Если бы меня посадили в тюрьму, я бы больше не отвлекался от письма. Будущее и другие временные формы не сверлили бы своей "подумай о будущем" голову, все было бы определеннее, не было бы возни по жизнеустройству - это такая тягломотина. Тягломотина все, кроме того, что есть в мыслях. Серое блеклое подобие, невыделанная хмарь и копошение "жизни". Разве то только и не отвлекает и не раздражает, что "освоено" и стало само материалом письма: то, что есть в немногом "вокруг", то есть дома или там по дорожкам в полудиких огромных садах на юг от моего дома, дома привычные и тем и дорогие, своей известностью, полным совпадением, до статики, значения и формы, фактуры вещей, еды, немногих книг, немногой музыки, тела, освещения - регулярный и всегда освежающий повтор, все это как набор инструментов, кубики, красивые вешалки для того, что бывает в голове. Книги поглощаю кирпичами, и пока и не могу и не хочу остановиться. Шпеера перечитываю третий раз, две его огромных книги, я так медленно их читал первый раз - чтобы растягивать удовольствие, побаиваясь каждый раз, что скоро закончится.
Ночами куски текста омывают мозги, я сплю с открытым окном, там ясное-ясное небо, космос, впервые снова через много лет я смотрю на небо отрешенно, спокойно, без сверливших когда-то голову мыслей о том, что оно конечно или я, или бесконечно.

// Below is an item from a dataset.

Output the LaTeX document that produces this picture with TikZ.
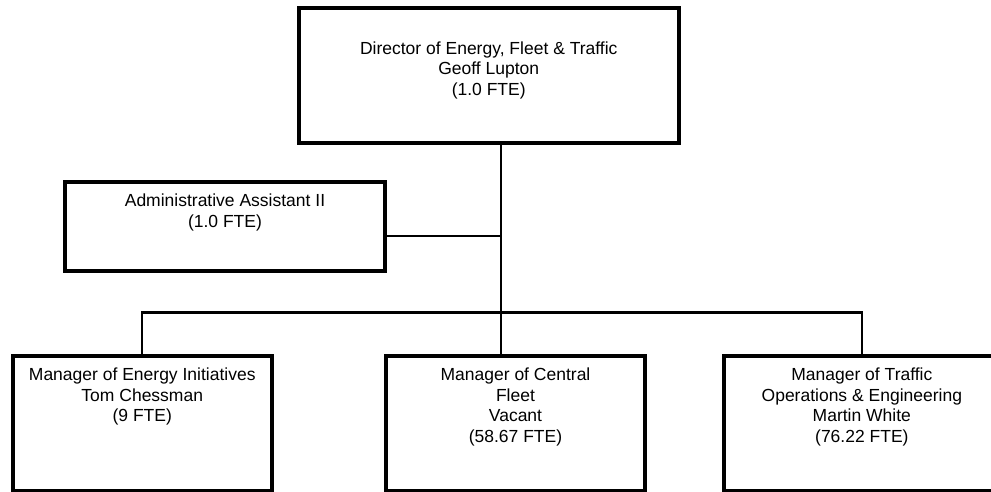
\documentclass[tikz,border=0pt]{standalone}
\usepackage{fontspec}
\setmainfont{Liberation Sans}
\usetikzlibrary{positioning}
\tikzset{
	unitbox/.style={draw, line width=4pt, inner sep=0pt, outer sep=0pt, minimum height=135pt},
	unittext/.style={anchor=north, inner sep=0pt, align=center, font=\fontsize{17.5}{20.5}\selectfont},
	link/.style={line width=2.4pt}
}

\begin{document}
\begin{tikzpicture}[x=1pt, y=-1pt]
		%%%%% START %%%%%
		\useasboundingbox (0, 0) rectangle (991, 492);
		\clip (0, 0) rectangle (991, 492);
		
		\coordinate (hub) at (501, 312.3);
		
		\node[unitbox, minimum width=380.5pt] (director) at (488.75, 75.5) {};
		\node[unitbox, minimum width=320pt, minimum height=88.5pt] (assistant) at (225, 226.75) {};
		\node[unitbox, minimum width=259.5pt, minimum height=135.4pt] (energy) at (142.25, 423.3) {};
		\node[unitbox, minimum width=259pt, minimum height=135.4pt] (fleet) at (515.5, 423.3) {};
		\node[unitbox, minimum width=276.3pt, minimum height=135.4pt] (traffic) at (861.85, 423.3) {};
		
		\draw[link] (director.south -| hub) -- (hub |- fleet.north);
		\draw[link] ([yshift=-9pt]assistant.east) -- ([yshift=-9pt]assistant.east -| hub);
		\draw[link] (energy.north) |- (hub) -| (traffic.north);
		
		\node[unittext, below=33.5pt of director.north] (director-text) {Director of Energy, Fleet \& Traffic\\Geoff Lupton\\(1.0 FTE)};
		\node[unittext, below=11.4pt of assistant.north] (assistant-text) {Administrative Assistant II\\(1.0 FTE)};
		\node[unittext, below=12.3pt of energy.north] (energy-text) {Manager of Energy Initiatives\\Tom Chessman\\(9 FTE)};
		\node[unittext, below=12.3pt of fleet.north] (fleet-text) {Manager of Central\\Fleet\\Vacant\\(58.67 FTE)};
		\node[unittext, below=12.3pt of traffic.north] (traffic-text) {Manager of Traffic\\Operations \& Engineering\\Martin White\\(76.22 FTE)};
		%%%%% END %%%%%
\end{tikzpicture}
\end{document}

Неизвестность и молчание, статика и живость - они так вписываются хорошо мне сейчас. Берлин - единственный город, где есть места, где можно на километры ничего не увидеть, никакой освоенной, прирученной природы, построек или дорог. Здесь есть горизонт. Жаль, нет моря. Но зато вот, небо есть. Можно бросить взгляд, и он ни во что не упрется. И сам он огромный как море, море домов, крыш, совершенно без плана, наплывами, много сросшихся потому что деревень и городов, отдельных когда-то.
И я даже не надеюсь, эта фаза "аутизма" закончится. Впервые я не боюсь ее, не нарушаю ее, не стараюсь из страха быть нормальным и социальным "выскочить из нее".
Шпеер так классно пишет. Четыре часа минимум в день я провожу в его компании, как на прогулке в его тюряге как раз, по четыре часа в день двадцать лет он видел одни и те же рожи, своих "сподельников", таких же, кого оставили сидеть, а не казнили, полудурков, как и был он сам. У меня условия содержания гораздо лучше. С другой стороны, я ему завидую. С другой стороны, он мне тоже мог бы позавидовать: его жизнь оканчивается этой стопкой воспоминаний и двадцатью годами отсидки, а я чувствую себя в некотором переломе и в кумулятивной, накопительной фазе окукливания, чтобы снова быть живее, чем раньше. Т.е, можно прожить еще какой-то опыт, а потом и сесть, в смысле, снова уйти в письмо и чтение, в такое очень живое и подвижное поле, как мысль и язык - оно куда как подвижнее опыта всякого моря, фактур, "настоящей жизни", оно лишь питается фактурами "жизни" как подручным материалом, как текст сделан из алфавита, но, в общем-то, тексту ни буковки, ни даже язык не нужны.